YH: You actually live in Kansas when you’re not traveling, but what is your take on the idea of home? Can you pinpoint a place as home or do you prefer to leave it ambiguous?
RP: I left it ambiguous for a long time. Since I renovated my home in Kansas, where my family lives, that is my querencia place, that’s the place where my heart is. I wouldn’t have expected that but it’s turned out to be a good arrangement. And I know a lot of travel writers wrestle with this because home is a malleable idea. Regardless of whether you travel to the other side of the world or if you just move next door to your family, home is always redefined someway.
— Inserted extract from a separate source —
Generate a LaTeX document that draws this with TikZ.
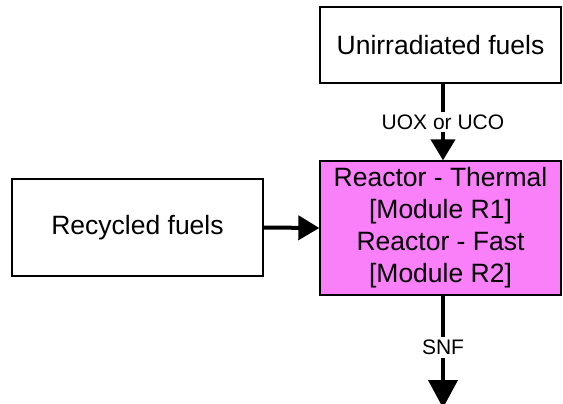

One thing that I learned in my travels is how important family is to everybody. It never occurs to some people to live ten thousand miles away from their mother or whatever. I’m still sharpening my idea of home but it really came into focus when, in my mid-30s, I made that decision.
YH: What is your advice to students who go abroad?
RP: One is, don’t come back. Or don’t come back just because you think you’re supposed to. If something snags on your heart about a foreign place, then stay another year there—what happens there is important. Also, go slow and allow yourself to immerse yourself. You won’t even know, going in, what the benefits will be yet. Some of the most professionally satisfied people I know are people who were committed to overseas experiences when they were young because they have so many more tools, and they have lived outside the set of assumptions that they were raised with for long enough that they are more nimble global citizens.